Forests also help sustain agriculture including hosting pollinators, controlling pests, and regulating water, said Nasi. They also boost well-being through activities like the Japanese concept of forest bathing or “Shinrin Roku.” “The world needs more forests and greater use of forest products,” Nasi added.

“Why do forests matter? They matter because forests slow climate change and increase resilience”

Robert Nasi

A number of initiatives across Asia highlight the benefits of protecting forests. Social forestry policy in Indonesia has focused on protecting forests and emphasizing non-timber forest products, including fruits and fiber, according to Environment Minister Siti Nurbaya. “Social forestry has helped show that primary forests should be protected for these benefits,” she said, during a speech in Incheon.

Indonesia’s social forestry policy allows communities to produce food crops and participate in ecotourism, providing jobs and economic security, said Nurbaya. Small-scale rubber production for use in tire manufacturing is another example of the kind of economic opportunities that exist for forested regions, she added.

Vietnam has had a system of Payment for Ecological Services, or PES, including watershed protection, natural landscape protection for aesthetic purposes and biodiversity conservation for tourism, forest carbon sequestration, and the provision of the forest hydrological services for spawning in coastal fisheries and aquaculture since 2010.

The system aims to improve forest quality and quantity, increase the forestry sector’s contribution to the national economy, reduce Vietnam’s financial burden for forest protection and management, and improve social well-being, according to a study by the CGIAR’s research program on Forest, Trees and Agroforestry. In areas where environmental degradation is more evident, the policy has been more effective, said CIFOR senior scientist Thuy Thu Pham.
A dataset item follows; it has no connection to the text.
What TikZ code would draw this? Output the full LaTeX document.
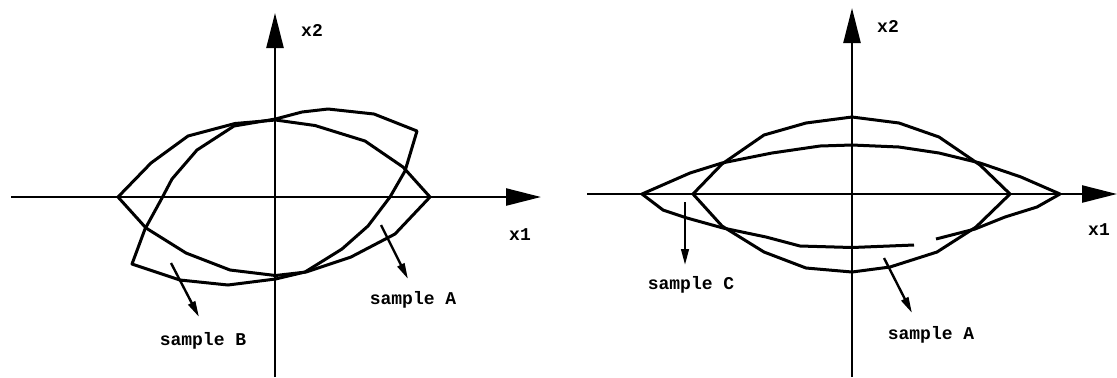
\documentclass[tikz,border=0pt]{standalone}
\usepackage{fontspec}
\setmonofont{Liberation Mono}
\usetikzlibrary{arrows.meta}

\begin{document}
\begin{tikzpicture}[x=0.5pt, y=-0.5pt,
    axis/.style={line width=1.2pt, -{Triangle[length=17.5pt, width=8.5pt]}},
    contour/.style={line width=1.5pt, line join=round},
    pointer/.style={line width=1.2pt, -{Triangle[length=8pt, width=3.8pt]}},
    lbl/.style={font=\fontsize{9}{10}\selectfont\ttfamily\bfseries, inner sep=0pt}]
  \useasboundingbox (0,0) rectangle (1117,377);

  % left plot: axes
  \coordinate (Lw) at (11,197);
  \coordinate (Le) at (541,197);
  \coordinate (Ls) at (275,377);
  \coordinate (Ln) at (275,13);
  \draw[axis] (Lw) -- (Le);
  \draw[axis] (Ls) -- (Ln);
  \node[lbl] (Lx2) at (312,30) {x2};
  \node[lbl] (Lx1) at (520,235) {x1};

  % left plot: sample A and sample B
  \draw[contour] (118,197) -- (151,163) -- (188,136) -- (235,123.5) -- (275.5,120)
    -- (315,125.5) -- (365,141) -- (403,167) -- (430,197) -- (395,234) -- (351,257)
    -- (306,272) -- (275.5,275.5) -- (230,270) -- (186,253) -- (146,228) -- cycle;
  \draw[contour] (132,264) -- (145,229) -- (162,198) -- (172,179) -- (197,150)
    -- (234,126) -- (275.5,119) -- (302,112) -- (328,109) -- (374,114) -- (417,131)
    -- (405,171) -- (390,197) -- (368,226) -- (342,249) -- (305,272) -- (275.5,279)
    -- (228,285) -- (180,280) -- cycle;

  \coordinate (ptB) at (171,263);
  \coordinate (endB) at (199,317);
  \coordinate (ptAl) at (381,225);
  \coordinate (endAl) at (408,279);
  \draw[pointer] (ptB) -- (endB);
  \draw[pointer] (ptAl) -- (endAl);
  \node[lbl] (smpB) at (203,341) {sample B};
  \node[lbl] (smpAl) at (413,300) {sample A};

  % right plot: axes
  \coordinate (Rw) at (587,194);
  \coordinate (Re) at (1117,194);
  \coordinate (Rs) at (852,377);
  \coordinate (Rn) at (852,8);
  \draw[axis] (Rw) -- (Re);
  \draw[axis] (Rs) -- (Rn);
  \node[lbl] (Rx2) at (888,26) {x2};
  \node[lbl] (Rx1) at (1099,230) {x1};

  % right plot: sample A and sample C
  \draw[contour] (693,194) -- (722,164) -- (764,135) -- (806,123) -- (852,117)
    -- (899,123) -- (939,137) -- (980,165) -- (1010,194) -- (976,227) -- (937,252)
    -- (890,267) -- (852,272) -- (806,268) -- (764,252) -- (722,226) -- cycle;
  \draw[contour] (936,239) -- (975,229) -- (1005,217) -- (1037,207) -- (1060,194)
    -- (1021,177) -- (980,163) -- (939,153) -- (899,147) -- (852,145) -- (820,146)
    -- (772,153) -- (722,163) -- (690,173) -- (642,194) -- (663,210) -- (687,218)
    -- (723,228) -- (766,237) -- (800,246) -- (852,247.5) -- (914,245);

  \coordinate (ptC) at (685,202);
  \coordinate (endC) at (685,265);
  \coordinate (ptAr) at (884,258);
  \coordinate (endAr) at (912,313);
  \draw[pointer] (ptC) -- (endC);
  \draw[pointer] (ptAr) -- (endAr);
  \node[lbl] (smpC) at (691,285) {sample C};
  \node[lbl] (smpAr) at (931,335) {sample A};
\end{tikzpicture}
\end{document}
“Forests will be a vehicle to promote peace and prosperity around the world”

Kim Jae-hyun

Transitioning to a system where forests are valued for more of their benefits requires foresters to become “land managers” and engage more often with communities, cities, the financial sector among others, said Ben Gunneberg, Secretary General, Programme for the Endorsement of Forest Certification. “It’s important to stop thinking about forests just as timber.”

South Korea has even bigger aspirations. The country plans to extend the benefits of forests to all people on the Korean peninsula, including North Korea, said Kim Jae-hyun, minister of the Korea Forest Service. And perhaps beyond.

“Forests will be a vehicle to promote peace and prosperity around the world,” he said.